GSoC Red Hen Lab — Week 10
Pipeline for Multimodal Television Show Segmentation
Hi, welcome back! If you haven’t already read the introductory article based on the community bonding period then I strongly recommend you do so before continuing.
The main goal for this week is to implement and analyze the outputs from the clustering algorithm. The idea is to get this implemented as quickly as possible to further tune and optimize the algorithm down the line.
Throughout the week while working on the RNN-DBSCAN algorithm, I also started to ponder about what “my final product” would be. In my original proposal, my output from the second stage consists of metadata which includes the show number, start and stop time, show name, network name and prediction accuracy.
While approaching the end of the GSoC timeline, I’m carefully analyzing what I can get done and produce as my final output.
Goals for the week
- Implement the RNN-DBSCAN algorithm for clustering
- Tune the RNN-DBSCAN N Neighbors parameter
- Analyze performance of RNN-DBSCAN
Work Done
First things first, I started the week off strong by implementing the RNN-DBSCAN using the sklearn-ann library built by Frankie. Around the start of the week, I had about 1.4 million image features which were being fed as input to the clustering algorithm. The screenshot below shows the shape of input which is fed to the RNN-DBSCAN.
Initially, I had a few issues loading in this large amount of data onto memory. To combat the problem I loaded in the array and saved it as a npy file. Then I reloaded the newly made npy file using the mmap mode. These Memory-mapped files are very convenient since they used for accessing small segments of large files on disk, without reading the entire file into memory. The speed up in loading the input data after this implementation was substantial. It also helped eliminate the Bus Error I was getting while executing the clustering algorithm.
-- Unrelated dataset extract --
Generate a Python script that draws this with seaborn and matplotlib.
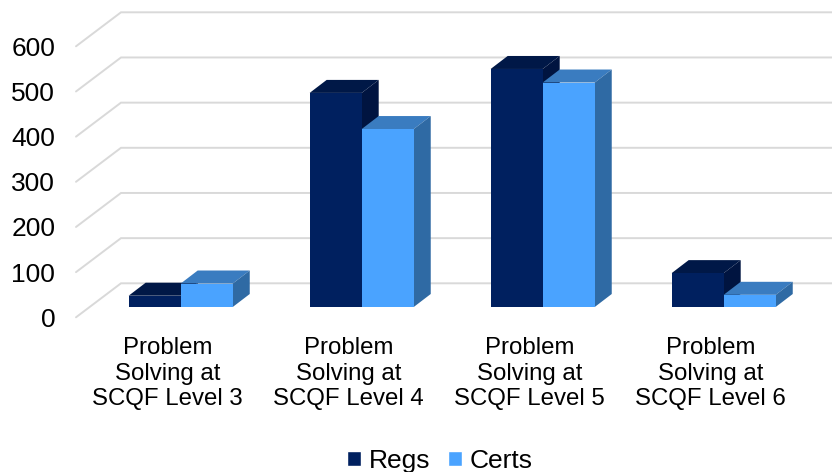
#!/usr/bin/env python3
"""Problem Solving registrations and certifications, drawn as a fake 3D bar chart."""

import pandas as pd
import matplotlib
matplotlib.use("Agg")
import matplotlib.pyplot as plt
from matplotlib.patches import Polygon
import seaborn as sns

levels = [
    "Problem\nSolving at\nSCQF Level 3",
    "Problem\nSolving at\nSCQF Level 4",
    "Problem\nSolving at\nSCQF Level 5",
    "Problem\nSolving at\nSCQF Level 6",
]
regs = [25, 474, 527, 75]
certs = [52, 394, 497, 27]
y_ticks = [0, 100, 200, 300, 400, 500, 600]

# front, top and side colour of each series
regs_colors = ("#00205f", "#001847", "#001440")
certs_colors = ("#4aa3ff", "#3a7cc0", "#2f6aa4")

W, H = 832, 472
LEFT, RIGHT, BASE, TOP = 76, 832, 317.3, 46.3
CATEGORY_PX = 181
FIRST_CENTER = 180.7

sns.set_theme(style="white")
plt.rcParams["font.family"] = ["Liberation Sans", "DejaVu Sans"]

fig = plt.figure(figsize=(W / 100, H / 100), dpi=100)
ax = fig.add_axes([LEFT / W, 1 - BASE / H, (RIGHT - LEFT) / W, (BASE - TOP) / H])

df = pd.DataFrame({
    "level": levels * 2,
    "value": regs + certs,
    "series": ["Regs"] * len(regs) + ["Certs"] * len(certs),
})
sns.barplot(
    data=df, x="level", y="value", hue="series", ax=ax,
    palette=[regs_colors[0], certs_colors[0]], width=0.575, gap=0,
    saturation=1, errorbar=None,
)

ax.set_xlim((LEFT - FIRST_CENTER) / CATEGORY_PX, (RIGHT - FIRST_CENTER) / CATEGORY_PX)
ax.set_ylim(0, 600)

# pixels to data units
x_unit = 1 / CATEGORY_PX
y_unit = 600 / (BASE - TOP)

# floor and back wall grid
floor_dx, floor_dy = 45 * x_unit, 34 * y_unit
x0, x1 = ax.get_xlim()
for v in y_ticks:
    ax.plot([x0, x0 + floor_dx, x1], [v, v + floor_dy, v + floor_dy],
            color="#d9d9d9", lw=1.4, zorder=1, clip_on=False,
            solid_joinstyle="miter")

# bars stand a little way back from the front of the floor, then get a top and side
lift = 10.3 * y_unit
depth_dx, depth_dy = 17 * x_unit, 13 * y_unit
for n, (container, colors) in enumerate(zip(ax.containers, [regs_colors, certs_colors])):
    base_z = 2 + n
    for bar in container:
        bar.set_y(lift)
        bar.set_zorder(base_z + 0.5)
        bar.set_edgecolor("none")
        bar.set_clip_on(False)
        xa, xb = bar.get_x(), bar.get_x() + bar.get_width()
        ya, yb = bar.get_y(), bar.get_y() + bar.get_height()
        top = [(xa, yb), (xb, yb), (xb + depth_dx, yb + depth_dy), (xa + depth_dx, yb + depth_dy)]
        side = [(xb, ya), (xb + depth_dx, ya + depth_dy), (xb + depth_dx, yb + depth_dy), (xb, yb)]
        ax.add_patch(Polygon(top, closed=True, fc=colors[1], ec="none",
                             zorder=base_z, clip_on=False))
        ax.add_patch(Polygon(side, closed=True, fc=colors[2], ec="none",
                             zorder=base_z, clip_on=False))

# axis text
ax.set_yticks(y_ticks)
ax.set_xticks([i - 13 * x_unit for i in range(len(levels))])
ax.set_xticklabels(levels, linespacing=1.2)
ax.tick_params(axis="x", length=0, labelsize=17.3, pad=14.5, colors="black")
ax.tick_params(axis="y", length=0, labelsize=19, pad=15, colors="black")
ax.set_xlabel("")
ax.set_ylabel("")
sns.despine(ax=ax, left=True, bottom=True)
ax.patch.set_alpha(0)

# legend along the bottom
handles, labels = ax.get_legend_handles_labels()
ax.get_legend().remove()
fig.legend(
    handles, labels, loc="center", bbox_to_anchor=(440 / W, 1 - 461 / H), ncol=2,
    frameon=False, fontsize=19, handlelength=0.53, handleheight=0.53,
    handletextpad=0.28, columnspacing=0.69, borderpad=0, labelcolor="black",
)

fig.savefig("out.png", dpi=100)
With the mmap implementation, the clustering code was working smoothly. It’s performance however is quite complex. It would take over 12 hours to run on 1.4 million files. For that reason, I decided to tune the N neighbors parameter using a smaller subset. To ensure that the subset chosen reflects the population I took all the files on the same day across one year. The output of the clustering algorithm is shown below.
Conclusion
This week I was able to successfully get the RNN-DBSCAN algorithm implemented and working on the features extracted from the stage-1 of the pipeline. This marks the end of week 10 which means that there’s only two more weeks left in Google Summer of Code! Although I’m fairly on track with my proposal, I’m a bit sad that the program is coming to an end soon.
Next week I’ll be exploring ways to filter and improve the clustering performance. As observed from the screenshot provided, the Silhouette coefficient score is 0.106 which is quite low. I believe this is due to the fact that there may be a lot of insignificant points within the input data.
In the following weeks, I’ll also have to be very clear and coherent on what my end output is. I’ll have to perform sufficient performance analysis on the pipeline I’ve built to ensure that this is a tool which is useful for the UCLA team.